Neste caso "o que ficou provado é que existia um uso independentemente da aplicação da convenção colectiva de trabalho": o feriado foi concedido tanto antes como depois da convenção. A questão é relevante porque "muitas vezes a caducidade de uma convenção não é imediatamente conhecida pelas empresas". E nos casos em que a empresa continua a conceder o direito durante anos – por desconhecimento ou não – e a depois decide parar de o atribuir "o que este acórdão vem dizer é: atenção, já há um direito adquirido por via de uso laboral".
De uma forma geral, conclui a advogada que analisou a questão, "é preciso ter alguma atenção com estas práticas em relação às quais o empregador se auto vincula", em inúmeras circunstâncias da vida da empresa. Porque a prática "pode ter reflexos no princípio da confiança e gerar um uso laboral, um direito adquirido, porque cria no trabalhador a expectativa de ver continuada essa prática reiterada".
Poderia o Tribunal decidir de forma idêntica em relação à Função Pública? A advogada acredita que não. No Estado, o "uso" que existe é diferente, argumenta: o feriado não é dado como adquirido porque todos os anos se aguarda a decisão sobre se há tolerância de ponto.
Governo volta a dar tolerância de ponto à Função Pública
António Costa assinou um despacho que dá tolerância de ponto à Função Pública na próxima terça-feira de Carnaval, dia 28, tal como no ano passado, avançou a Lusa. O Governo recupera uma tradição que, (independentemente das regras) acaba por servir de exemplo ao sector privado. A tradição foi interrompida durante o programa de ajustamento, mas não só: Cavaco Silva também recusou dar tolerância, no início dos anos 90. Em protesto, houve funcionários que foram mascarados para as repartições, num dia de pouco trabalho.

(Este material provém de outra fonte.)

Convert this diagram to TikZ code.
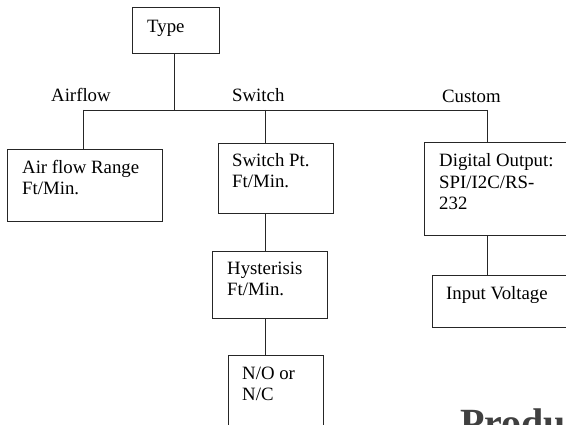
\documentclass[tikz,border=0pt]{standalone}
\usepackage{fontspec}
\setmainfont{Liberation Serif}
\begin{document}
\begin{tikzpicture}[x=1pt,y=-1pt,
  box/.style={draw=black!85,line width=0.9pt,anchor=north west,inner sep=0pt},
  txt/.style={anchor=base west,align=left,inner sep=0pt,font=\fontsize{18.8}{21.7}\selectfont},
  lbl/.style={anchor=base west,inner sep=0pt,font=\fontsize{18.8}{21.7}\selectfont},
  wire/.style={draw=black!85,line width=0.9pt}]
\useasboundingbox (0,0) rectangle (566,425);
\clip (0,0) rectangle (566,425);
\fill[white] (0,0) rectangle (566,425);
% boxes
\node[box,minimum width=87pt,minimum height=46pt] (type) at (132,7) {};
\node[box,minimum width=155pt,minimum height=72pt] (air) at (7,149) {};
\node[box,minimum width=115pt,minimum height=70pt] (sw) at (218,143) {};
\node[box,minimum width=160pt,minimum height=93pt] (cust) at (424,142) {};
\node[box,minimum width=115pt,minimum height=67pt] (hyst) at (212,251) {};
\node[box,minimum width=160pt,minimum height=52pt] (inp) at (432,275) {};
\node[box,minimum width=95pt,minimum height=90pt] (no) at (228,355) {};
% texts (multi-line: base = last line)
\node[lbl] (ttype) at (147,33) {Type};
\node[lbl] (tair) at (51,102) {Airflow};
\node[lbl] (tsw) at (232,102) {Switch};
\node[lbl] (tcus) at (442,103) {Custom};
\node[txt] (tairb) at (22,195) {Air flow Range\\Ft/Min.};
\node[txt] (tswb) at (232,188) {Switch Pt.\\Ft/Min.};
\node[txt] (tcusb) at (439,210) {Digital Output:\\SPI/I2C/RS-\\232};
\node[txt] (thyst) at (227,296) {Hysterisis\\Ft/Min.};
\node[lbl] (tinp) at (446,300) {Input Voltage};
\node[txt] (tno) at (242,401) {N/O or\\N/C};
\node[lbl,font=\bfseries\fontsize{40}{44}\selectfont,text=black!75] (prod) at (460,436) {Produ};
% connectors
\coordinate (hub) at (174,110);
\coordinate (busL) at (83,110);
\coordinate (busS) at (265,110);
\coordinate (busR) at (487,110);
\draw[wire] (type.south -| hub) -- (hub);
\draw[wire] (busL) -- (busR);
\draw[wire] (busL) -- (busL |- air.north);
\draw[wire] (busS) -- (busS |- sw.north);
\draw[wire] (busR) -- (busR |- cust.north);
\draw[wire] (busS |- sw.south) -- (busS |- hyst.north);
\draw[wire] (busS |- hyst.south) -- (busS |- no.north);
\draw[wire] (busR |- cust.south) -- (busR |- inp.north);
\end{tikzpicture}
\end{document}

Quem tem direito ao feriado?
No privado, o feriado é facultativo, podendo tornar-se obrigatório se tal estiver previsto no contrato ou na convenção colectiva. Na Função Pública, depende da vontade do Governo em funções.
Privado: depende das convenções
O Código do Trabalho define a terça-feira de Carnaval como um feriado facultativo. Isso significa que as empresas só estão obrigadas a dar este dia livre aos trabalhadores quando tal está definido, por exemplo, nas convenções colectivas, que podem ser de empresa ou sectoriais. É por isso necessário consultar a convenção para perceber, em cada sector, que regra se aplica. Nada impede que a empresa consagre este dia como feriado no contrato individual ou que o faça por livre vontade. O Governo chumbou há semanas uma proposta para tornar este feriado obrigatório para todos.
O que o acórdão do Supremo Tribunal de Justiça também vem mostrar é quando uma empresa não está obrigada a dar o feriado de Carnaval, mas o faz de forma reiterada no tempo, este pode tornar-se um direito do trabalhador. A decisão pode servir de referência, mas não tem obrigatoriamente que ser seguida pelos outros tribunais. Cada caso será analisado separadamente.
Função Pública: Governo decide
Explica a Lei Geral do Trabalho em Funções Públicas que "a observância da terça-feira de Carnaval como dia feriado depende de decisão do Conselho de Ministros ou dos órgãos de governo próprio das regiões autónomas" sendo nulos os contratos ou convenções colectivas que disponham em sentido contrário. Na próxima terça-feira, dia 18, haverá tolerância de ponto, anunciou esta terça-feira o Governo.